_SET EXERCISE:_
Starting at the line that contains "Write a web" and stopping at the line that contains "const FONT = 'Liberation", return those lines exactly and nothing else. Both end lines count; pictures do not.

+ + + + + + +

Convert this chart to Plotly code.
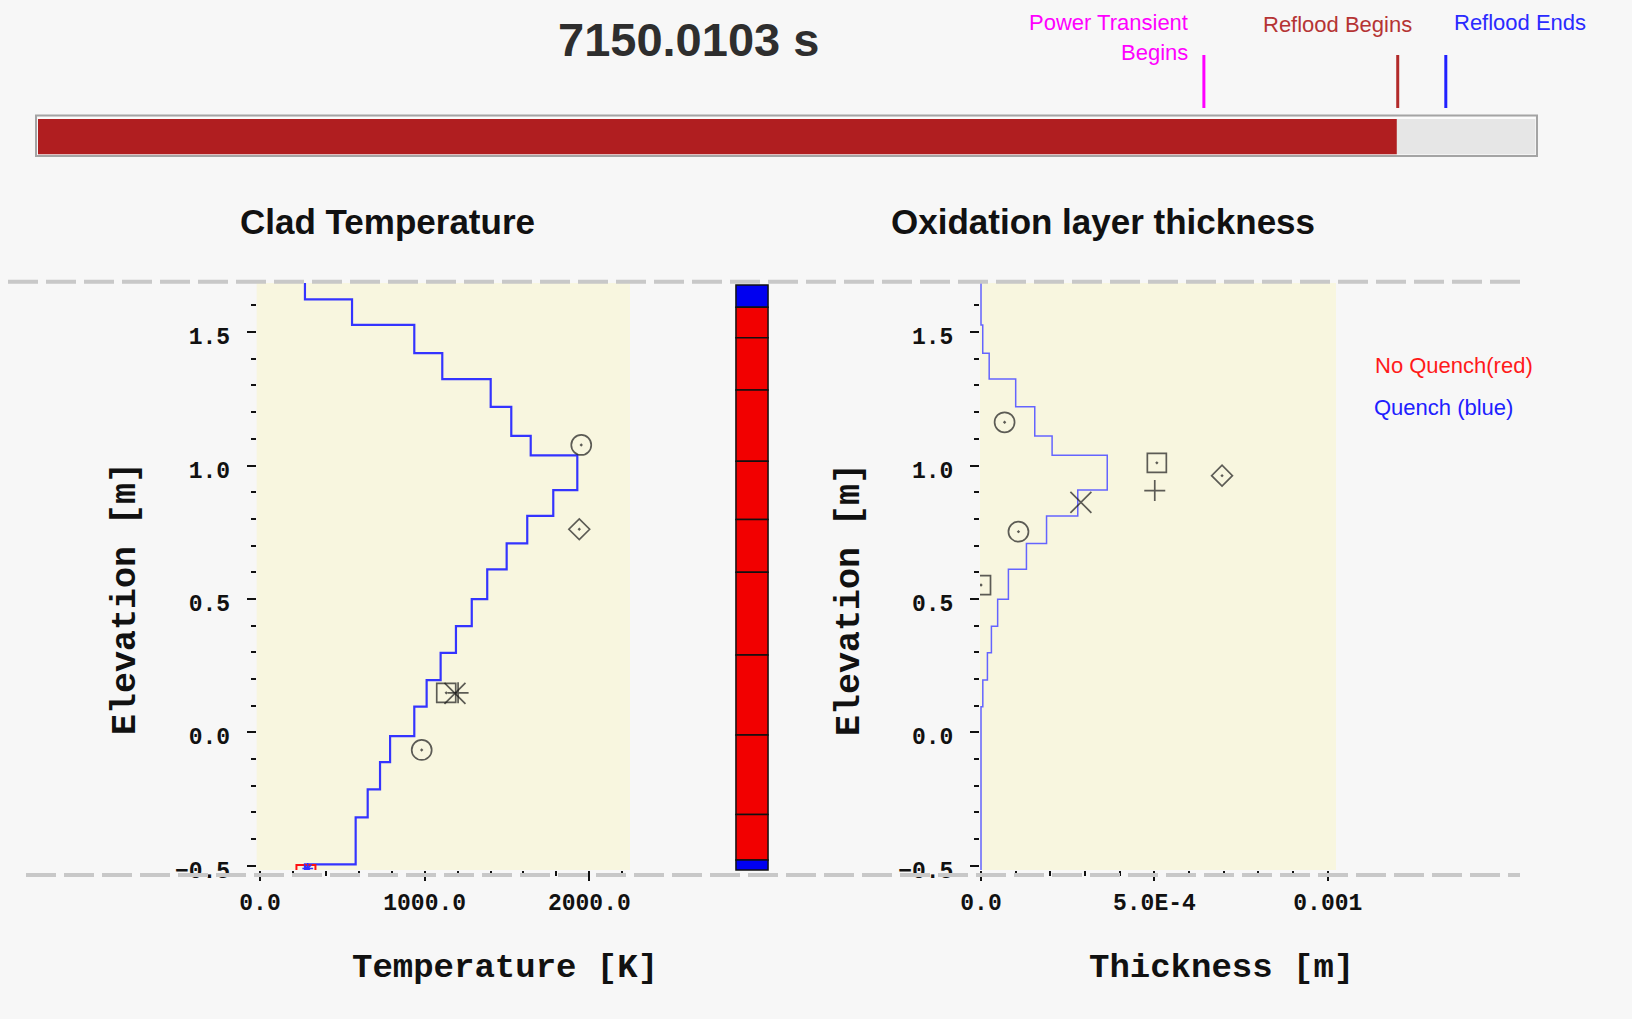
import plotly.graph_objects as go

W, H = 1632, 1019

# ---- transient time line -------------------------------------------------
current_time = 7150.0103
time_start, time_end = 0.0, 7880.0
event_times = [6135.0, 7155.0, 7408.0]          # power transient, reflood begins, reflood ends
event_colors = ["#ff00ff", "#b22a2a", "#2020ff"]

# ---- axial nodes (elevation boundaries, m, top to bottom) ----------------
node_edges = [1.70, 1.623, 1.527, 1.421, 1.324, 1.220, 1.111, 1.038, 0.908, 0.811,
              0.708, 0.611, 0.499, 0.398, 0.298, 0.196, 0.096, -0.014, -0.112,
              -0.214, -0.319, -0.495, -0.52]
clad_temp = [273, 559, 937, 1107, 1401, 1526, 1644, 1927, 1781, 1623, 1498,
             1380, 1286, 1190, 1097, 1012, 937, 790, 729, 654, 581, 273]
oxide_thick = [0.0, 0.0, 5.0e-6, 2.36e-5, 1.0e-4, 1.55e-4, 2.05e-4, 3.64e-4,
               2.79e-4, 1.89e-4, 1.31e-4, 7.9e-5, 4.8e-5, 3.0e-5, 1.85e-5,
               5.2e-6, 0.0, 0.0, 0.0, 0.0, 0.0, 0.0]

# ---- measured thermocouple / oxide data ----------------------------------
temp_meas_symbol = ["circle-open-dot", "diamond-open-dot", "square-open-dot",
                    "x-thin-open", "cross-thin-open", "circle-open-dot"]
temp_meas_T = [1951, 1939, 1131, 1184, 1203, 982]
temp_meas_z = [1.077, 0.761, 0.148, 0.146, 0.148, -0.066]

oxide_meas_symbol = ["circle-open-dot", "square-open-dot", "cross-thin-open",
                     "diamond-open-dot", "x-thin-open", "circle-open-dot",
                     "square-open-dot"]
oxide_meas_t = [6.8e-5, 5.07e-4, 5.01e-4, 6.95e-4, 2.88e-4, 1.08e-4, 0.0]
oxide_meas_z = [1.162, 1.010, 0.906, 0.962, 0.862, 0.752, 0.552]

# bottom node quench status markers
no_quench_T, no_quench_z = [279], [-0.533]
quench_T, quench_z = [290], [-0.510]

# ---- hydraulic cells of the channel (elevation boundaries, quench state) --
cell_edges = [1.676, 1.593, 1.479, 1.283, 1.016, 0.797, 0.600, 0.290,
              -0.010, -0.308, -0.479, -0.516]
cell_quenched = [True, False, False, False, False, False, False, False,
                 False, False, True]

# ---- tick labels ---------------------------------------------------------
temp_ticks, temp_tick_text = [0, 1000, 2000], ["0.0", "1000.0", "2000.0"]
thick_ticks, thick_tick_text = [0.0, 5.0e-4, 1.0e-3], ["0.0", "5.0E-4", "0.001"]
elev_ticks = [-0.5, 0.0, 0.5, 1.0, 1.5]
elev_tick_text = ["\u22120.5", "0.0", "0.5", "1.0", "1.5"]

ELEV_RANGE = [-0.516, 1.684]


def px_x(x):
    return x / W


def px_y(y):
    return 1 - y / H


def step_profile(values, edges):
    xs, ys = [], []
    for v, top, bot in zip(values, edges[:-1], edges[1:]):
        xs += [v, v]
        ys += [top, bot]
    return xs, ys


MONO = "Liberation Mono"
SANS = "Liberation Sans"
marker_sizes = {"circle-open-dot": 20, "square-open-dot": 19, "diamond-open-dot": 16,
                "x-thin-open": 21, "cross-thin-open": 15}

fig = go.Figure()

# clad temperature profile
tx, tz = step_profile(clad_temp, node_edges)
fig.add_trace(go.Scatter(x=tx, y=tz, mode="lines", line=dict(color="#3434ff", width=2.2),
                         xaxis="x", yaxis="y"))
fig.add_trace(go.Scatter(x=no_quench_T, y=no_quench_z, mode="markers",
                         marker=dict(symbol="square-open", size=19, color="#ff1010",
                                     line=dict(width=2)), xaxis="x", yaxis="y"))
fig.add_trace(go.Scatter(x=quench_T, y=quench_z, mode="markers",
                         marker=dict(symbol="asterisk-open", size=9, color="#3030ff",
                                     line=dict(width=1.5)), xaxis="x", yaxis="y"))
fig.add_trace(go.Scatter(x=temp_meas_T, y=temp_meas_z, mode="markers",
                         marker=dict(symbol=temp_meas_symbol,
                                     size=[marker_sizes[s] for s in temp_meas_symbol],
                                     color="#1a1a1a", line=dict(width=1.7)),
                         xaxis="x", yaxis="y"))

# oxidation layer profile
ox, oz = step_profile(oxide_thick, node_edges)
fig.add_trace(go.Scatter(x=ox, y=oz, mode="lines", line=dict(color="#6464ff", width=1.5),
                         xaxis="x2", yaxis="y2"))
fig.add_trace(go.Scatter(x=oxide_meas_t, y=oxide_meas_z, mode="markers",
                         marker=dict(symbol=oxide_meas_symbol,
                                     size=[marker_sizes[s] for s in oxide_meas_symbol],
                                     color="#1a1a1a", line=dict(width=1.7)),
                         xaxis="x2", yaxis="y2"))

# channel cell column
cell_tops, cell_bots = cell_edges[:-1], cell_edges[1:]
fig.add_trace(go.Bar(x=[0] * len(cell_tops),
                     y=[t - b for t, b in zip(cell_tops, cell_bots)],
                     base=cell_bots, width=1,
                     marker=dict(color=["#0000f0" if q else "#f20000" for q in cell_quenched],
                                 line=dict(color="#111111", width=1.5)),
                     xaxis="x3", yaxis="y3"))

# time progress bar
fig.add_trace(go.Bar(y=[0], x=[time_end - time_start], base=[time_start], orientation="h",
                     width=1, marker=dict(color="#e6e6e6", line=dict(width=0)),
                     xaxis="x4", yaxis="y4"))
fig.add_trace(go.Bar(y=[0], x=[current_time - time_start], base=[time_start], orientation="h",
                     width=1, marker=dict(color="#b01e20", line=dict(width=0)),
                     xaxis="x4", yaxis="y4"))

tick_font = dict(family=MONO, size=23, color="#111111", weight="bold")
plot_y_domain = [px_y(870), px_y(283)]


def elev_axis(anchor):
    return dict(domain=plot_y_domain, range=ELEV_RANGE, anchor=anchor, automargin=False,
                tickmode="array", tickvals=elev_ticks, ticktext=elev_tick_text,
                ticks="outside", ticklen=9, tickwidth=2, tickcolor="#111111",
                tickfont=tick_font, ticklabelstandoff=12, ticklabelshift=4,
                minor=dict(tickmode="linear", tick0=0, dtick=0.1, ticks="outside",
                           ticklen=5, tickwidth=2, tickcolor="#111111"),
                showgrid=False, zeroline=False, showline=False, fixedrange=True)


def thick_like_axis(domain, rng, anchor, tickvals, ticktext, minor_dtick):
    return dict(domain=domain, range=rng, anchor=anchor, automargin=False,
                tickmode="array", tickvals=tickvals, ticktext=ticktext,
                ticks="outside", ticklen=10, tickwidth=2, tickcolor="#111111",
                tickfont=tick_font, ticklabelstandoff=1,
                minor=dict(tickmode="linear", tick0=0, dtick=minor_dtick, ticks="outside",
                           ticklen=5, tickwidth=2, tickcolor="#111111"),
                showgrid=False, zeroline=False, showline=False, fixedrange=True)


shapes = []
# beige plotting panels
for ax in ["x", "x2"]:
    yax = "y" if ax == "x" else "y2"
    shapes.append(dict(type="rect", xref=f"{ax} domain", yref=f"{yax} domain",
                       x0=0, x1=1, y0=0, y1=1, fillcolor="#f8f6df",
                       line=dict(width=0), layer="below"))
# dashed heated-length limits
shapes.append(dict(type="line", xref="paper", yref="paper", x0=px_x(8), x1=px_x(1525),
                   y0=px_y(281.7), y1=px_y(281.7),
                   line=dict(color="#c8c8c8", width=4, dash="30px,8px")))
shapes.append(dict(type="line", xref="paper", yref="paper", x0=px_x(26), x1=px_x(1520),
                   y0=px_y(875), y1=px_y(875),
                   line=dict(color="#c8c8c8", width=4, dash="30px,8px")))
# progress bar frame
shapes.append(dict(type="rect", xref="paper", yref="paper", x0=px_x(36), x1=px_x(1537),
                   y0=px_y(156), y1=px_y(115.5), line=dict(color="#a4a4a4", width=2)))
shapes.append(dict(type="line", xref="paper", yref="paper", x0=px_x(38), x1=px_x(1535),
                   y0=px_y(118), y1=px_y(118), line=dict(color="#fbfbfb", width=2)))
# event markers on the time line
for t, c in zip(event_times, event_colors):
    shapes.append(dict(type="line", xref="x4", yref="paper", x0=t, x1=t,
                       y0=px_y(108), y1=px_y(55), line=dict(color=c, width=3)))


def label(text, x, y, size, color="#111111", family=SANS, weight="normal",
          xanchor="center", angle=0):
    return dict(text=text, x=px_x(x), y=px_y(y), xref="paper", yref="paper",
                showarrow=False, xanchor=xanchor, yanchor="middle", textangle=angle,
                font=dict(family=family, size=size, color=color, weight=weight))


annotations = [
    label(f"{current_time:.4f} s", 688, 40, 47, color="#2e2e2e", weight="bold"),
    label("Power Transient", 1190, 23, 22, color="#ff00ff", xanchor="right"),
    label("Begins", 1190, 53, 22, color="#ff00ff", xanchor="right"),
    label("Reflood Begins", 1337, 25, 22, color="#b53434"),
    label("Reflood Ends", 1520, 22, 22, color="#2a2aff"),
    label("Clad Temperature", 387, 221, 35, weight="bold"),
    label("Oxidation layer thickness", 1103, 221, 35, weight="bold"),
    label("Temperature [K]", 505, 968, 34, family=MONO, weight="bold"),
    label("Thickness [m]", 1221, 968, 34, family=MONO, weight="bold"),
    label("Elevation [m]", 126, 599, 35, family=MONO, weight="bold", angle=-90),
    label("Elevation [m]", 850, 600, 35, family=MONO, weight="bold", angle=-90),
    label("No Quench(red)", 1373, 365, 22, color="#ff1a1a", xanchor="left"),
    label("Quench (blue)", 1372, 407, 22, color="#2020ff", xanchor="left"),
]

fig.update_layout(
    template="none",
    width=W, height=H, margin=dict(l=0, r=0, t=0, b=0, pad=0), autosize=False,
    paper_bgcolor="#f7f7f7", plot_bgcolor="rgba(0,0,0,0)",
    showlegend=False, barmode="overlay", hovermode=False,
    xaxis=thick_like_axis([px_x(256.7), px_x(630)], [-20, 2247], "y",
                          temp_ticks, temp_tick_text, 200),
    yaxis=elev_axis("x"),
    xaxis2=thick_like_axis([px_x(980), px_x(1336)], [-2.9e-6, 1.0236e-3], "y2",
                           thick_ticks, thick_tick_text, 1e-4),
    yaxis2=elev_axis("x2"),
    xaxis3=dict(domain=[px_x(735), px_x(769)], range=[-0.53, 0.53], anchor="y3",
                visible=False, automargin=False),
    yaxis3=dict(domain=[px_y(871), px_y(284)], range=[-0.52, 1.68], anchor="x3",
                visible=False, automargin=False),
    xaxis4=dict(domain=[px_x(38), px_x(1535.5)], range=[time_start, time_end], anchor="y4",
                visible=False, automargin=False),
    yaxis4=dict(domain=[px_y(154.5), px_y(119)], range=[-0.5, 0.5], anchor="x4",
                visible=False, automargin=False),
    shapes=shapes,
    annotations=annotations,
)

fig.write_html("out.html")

+ + + + + + +

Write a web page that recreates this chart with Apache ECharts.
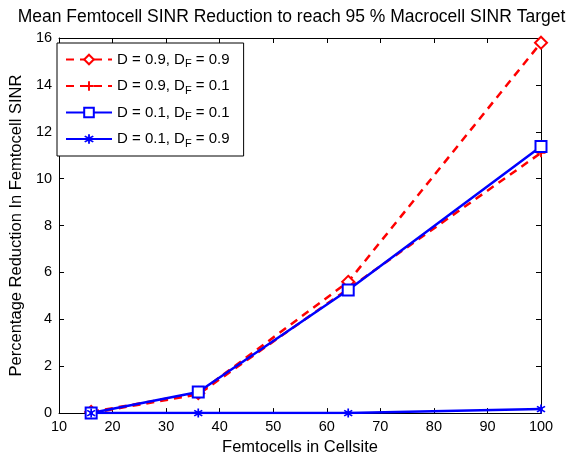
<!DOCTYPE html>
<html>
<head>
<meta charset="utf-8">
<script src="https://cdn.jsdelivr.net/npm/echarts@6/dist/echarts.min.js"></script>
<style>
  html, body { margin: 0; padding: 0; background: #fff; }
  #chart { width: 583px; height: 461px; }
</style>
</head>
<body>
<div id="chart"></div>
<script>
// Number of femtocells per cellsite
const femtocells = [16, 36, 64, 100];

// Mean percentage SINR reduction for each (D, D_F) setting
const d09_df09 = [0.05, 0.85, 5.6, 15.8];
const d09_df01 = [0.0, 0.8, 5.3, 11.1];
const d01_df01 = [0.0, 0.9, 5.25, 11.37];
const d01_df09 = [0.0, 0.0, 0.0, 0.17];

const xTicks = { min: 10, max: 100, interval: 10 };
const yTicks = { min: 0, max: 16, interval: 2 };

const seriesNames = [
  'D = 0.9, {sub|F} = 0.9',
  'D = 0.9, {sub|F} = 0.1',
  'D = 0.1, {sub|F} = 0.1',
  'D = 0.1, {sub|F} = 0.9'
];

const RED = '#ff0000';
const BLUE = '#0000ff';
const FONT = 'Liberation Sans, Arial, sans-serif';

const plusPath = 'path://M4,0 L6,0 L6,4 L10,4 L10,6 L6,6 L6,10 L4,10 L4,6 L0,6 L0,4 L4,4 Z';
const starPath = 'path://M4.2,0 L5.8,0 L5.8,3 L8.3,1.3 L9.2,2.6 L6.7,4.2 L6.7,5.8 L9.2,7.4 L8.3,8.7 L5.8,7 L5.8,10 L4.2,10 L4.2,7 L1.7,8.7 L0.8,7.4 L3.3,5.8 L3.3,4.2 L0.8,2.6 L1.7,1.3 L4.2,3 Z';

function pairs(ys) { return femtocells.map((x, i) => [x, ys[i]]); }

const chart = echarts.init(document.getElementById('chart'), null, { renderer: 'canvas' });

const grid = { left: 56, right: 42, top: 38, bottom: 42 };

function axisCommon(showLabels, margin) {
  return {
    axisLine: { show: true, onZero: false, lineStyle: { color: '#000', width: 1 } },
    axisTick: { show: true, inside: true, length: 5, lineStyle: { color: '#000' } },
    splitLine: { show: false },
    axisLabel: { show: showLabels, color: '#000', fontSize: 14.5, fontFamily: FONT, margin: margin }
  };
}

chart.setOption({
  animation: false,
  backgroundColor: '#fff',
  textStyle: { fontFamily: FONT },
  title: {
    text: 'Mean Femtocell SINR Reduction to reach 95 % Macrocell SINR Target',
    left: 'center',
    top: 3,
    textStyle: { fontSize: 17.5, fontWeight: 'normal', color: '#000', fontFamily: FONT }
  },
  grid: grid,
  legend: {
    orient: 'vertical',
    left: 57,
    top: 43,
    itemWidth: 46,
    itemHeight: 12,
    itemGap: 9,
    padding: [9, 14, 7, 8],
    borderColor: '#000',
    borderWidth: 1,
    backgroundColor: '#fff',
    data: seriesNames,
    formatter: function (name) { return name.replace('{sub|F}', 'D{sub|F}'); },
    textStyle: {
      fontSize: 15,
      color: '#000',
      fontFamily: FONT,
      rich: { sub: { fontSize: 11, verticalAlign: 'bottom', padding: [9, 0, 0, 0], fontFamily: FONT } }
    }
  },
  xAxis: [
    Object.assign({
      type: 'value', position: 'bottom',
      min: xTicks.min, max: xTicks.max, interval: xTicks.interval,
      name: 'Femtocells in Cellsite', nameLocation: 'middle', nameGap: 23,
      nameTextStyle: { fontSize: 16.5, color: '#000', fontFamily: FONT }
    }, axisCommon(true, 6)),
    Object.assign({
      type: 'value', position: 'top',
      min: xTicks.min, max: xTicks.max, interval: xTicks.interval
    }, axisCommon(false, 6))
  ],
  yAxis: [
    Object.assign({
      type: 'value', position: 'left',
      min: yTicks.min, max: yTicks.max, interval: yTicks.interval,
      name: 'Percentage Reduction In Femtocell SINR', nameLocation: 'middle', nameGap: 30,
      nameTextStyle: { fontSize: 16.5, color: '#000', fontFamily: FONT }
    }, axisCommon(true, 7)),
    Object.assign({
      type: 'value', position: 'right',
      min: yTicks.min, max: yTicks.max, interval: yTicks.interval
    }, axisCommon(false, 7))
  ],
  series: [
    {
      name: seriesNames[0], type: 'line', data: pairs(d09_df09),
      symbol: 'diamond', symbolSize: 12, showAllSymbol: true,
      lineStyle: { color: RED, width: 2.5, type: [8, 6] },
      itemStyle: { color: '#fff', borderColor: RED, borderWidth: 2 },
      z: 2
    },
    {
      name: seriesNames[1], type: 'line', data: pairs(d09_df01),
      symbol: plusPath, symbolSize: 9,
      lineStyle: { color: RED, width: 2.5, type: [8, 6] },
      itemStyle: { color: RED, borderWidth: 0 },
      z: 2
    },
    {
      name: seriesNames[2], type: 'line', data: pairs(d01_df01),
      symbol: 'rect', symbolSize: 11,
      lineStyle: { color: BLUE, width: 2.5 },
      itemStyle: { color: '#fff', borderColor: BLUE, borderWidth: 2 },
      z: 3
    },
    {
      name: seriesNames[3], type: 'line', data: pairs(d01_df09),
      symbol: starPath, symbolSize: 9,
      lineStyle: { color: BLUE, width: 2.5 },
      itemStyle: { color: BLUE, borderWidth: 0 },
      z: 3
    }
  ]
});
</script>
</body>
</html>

+ + + + + + +

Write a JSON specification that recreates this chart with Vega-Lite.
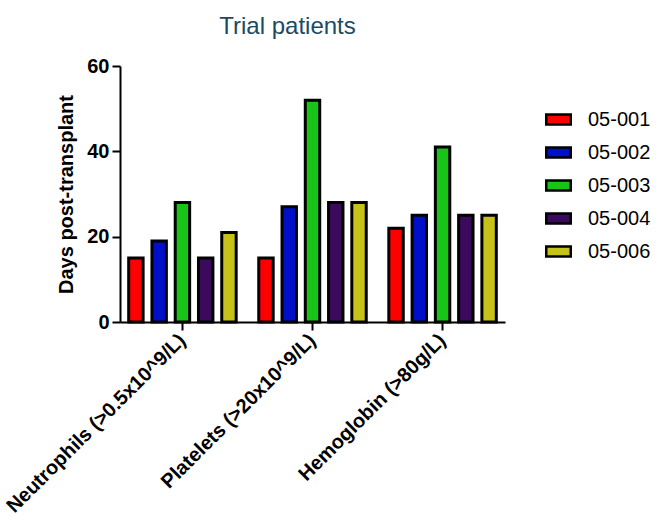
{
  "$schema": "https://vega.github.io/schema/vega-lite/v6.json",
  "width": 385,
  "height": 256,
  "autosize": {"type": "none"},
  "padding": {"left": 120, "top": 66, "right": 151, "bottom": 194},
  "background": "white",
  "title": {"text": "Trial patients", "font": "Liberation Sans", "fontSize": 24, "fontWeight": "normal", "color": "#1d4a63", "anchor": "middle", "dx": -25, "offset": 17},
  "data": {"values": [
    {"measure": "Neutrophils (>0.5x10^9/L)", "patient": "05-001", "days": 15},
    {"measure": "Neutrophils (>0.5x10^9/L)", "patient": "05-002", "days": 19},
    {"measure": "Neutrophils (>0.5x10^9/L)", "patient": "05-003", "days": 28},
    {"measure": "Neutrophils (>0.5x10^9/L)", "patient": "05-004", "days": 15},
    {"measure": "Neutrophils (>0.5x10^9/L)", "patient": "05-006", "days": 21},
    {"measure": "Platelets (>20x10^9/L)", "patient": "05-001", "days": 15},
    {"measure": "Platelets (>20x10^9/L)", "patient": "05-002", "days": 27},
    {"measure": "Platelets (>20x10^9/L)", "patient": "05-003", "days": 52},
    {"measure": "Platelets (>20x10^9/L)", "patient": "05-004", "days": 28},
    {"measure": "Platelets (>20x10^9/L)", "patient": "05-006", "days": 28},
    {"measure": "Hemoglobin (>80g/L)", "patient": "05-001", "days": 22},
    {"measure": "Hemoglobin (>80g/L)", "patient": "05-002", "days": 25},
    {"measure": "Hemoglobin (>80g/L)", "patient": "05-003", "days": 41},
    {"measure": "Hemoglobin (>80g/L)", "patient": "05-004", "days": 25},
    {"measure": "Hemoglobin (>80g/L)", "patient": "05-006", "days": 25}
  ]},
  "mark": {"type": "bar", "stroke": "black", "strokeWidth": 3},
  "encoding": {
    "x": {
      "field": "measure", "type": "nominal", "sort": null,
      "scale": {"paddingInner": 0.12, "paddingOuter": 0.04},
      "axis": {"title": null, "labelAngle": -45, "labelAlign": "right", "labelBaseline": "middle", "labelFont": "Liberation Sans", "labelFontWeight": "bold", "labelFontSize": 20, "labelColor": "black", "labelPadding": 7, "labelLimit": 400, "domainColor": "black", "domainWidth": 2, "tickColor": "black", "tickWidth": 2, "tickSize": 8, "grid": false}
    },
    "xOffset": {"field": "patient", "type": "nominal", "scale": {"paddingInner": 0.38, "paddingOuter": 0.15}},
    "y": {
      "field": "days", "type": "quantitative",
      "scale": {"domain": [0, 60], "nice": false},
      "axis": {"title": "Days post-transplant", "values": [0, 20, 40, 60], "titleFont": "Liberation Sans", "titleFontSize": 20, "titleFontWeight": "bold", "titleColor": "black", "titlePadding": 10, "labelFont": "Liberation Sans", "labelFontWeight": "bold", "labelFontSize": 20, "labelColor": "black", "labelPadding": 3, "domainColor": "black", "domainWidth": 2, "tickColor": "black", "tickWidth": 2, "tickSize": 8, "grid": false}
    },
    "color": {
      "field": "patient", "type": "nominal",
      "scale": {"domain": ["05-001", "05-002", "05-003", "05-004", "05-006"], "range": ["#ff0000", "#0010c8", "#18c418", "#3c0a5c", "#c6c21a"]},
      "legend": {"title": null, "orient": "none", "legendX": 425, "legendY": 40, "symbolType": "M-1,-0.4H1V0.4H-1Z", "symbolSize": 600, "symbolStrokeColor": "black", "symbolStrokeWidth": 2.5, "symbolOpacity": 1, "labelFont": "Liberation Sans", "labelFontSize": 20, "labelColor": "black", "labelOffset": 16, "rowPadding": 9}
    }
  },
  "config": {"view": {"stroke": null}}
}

+ + + + + + +

_FULL SOLUTION:_
Write a web page that recreates this chart with Apache ECharts.
<!DOCTYPE html>
<html>
<head>
<meta charset="utf-8">
<script src="https://cdn.jsdelivr.net/npm/echarts@6/dist/echarts.min.js"></script>
<style>
  html, body { margin: 0; padding: 0; background: #fff; }
  #chart { width: 583px; height: 461px; }
</style>
</head>
<body>
<div id="chart"></div>
<script>
// Number of femtocells per cellsite
const femtocells = [16, 36, 64, 100];

// Mean percentage SINR reduction for each (D, D_F) setting
const d09_df09 = [0.05, 0.85, 5.6, 15.8];
const d09_df01 = [0.0, 0.8, 5.3, 11.1];
const d01_df01 = [0.0, 0.9, 5.25, 11.37];
const d01_df09 = [0.0, 0.0, 0.0, 0.17];

const xTicks = { min: 10, max: 100, interval: 10 };
const yTicks = { min: 0, max: 16, interval: 2 };

const seriesNames = [
  'D = 0.9, {sub|F} = 0.9',
  'D = 0.9, {sub|F} = 0.1',
  'D = 0.1, {sub|F} = 0.1',
  'D = 0.1, {sub|F} = 0.9'
];

const RED = '#ff0000';
const BLUE = '#0000ff';
const FONT = 'Liberation Sans, Arial, sans-serif';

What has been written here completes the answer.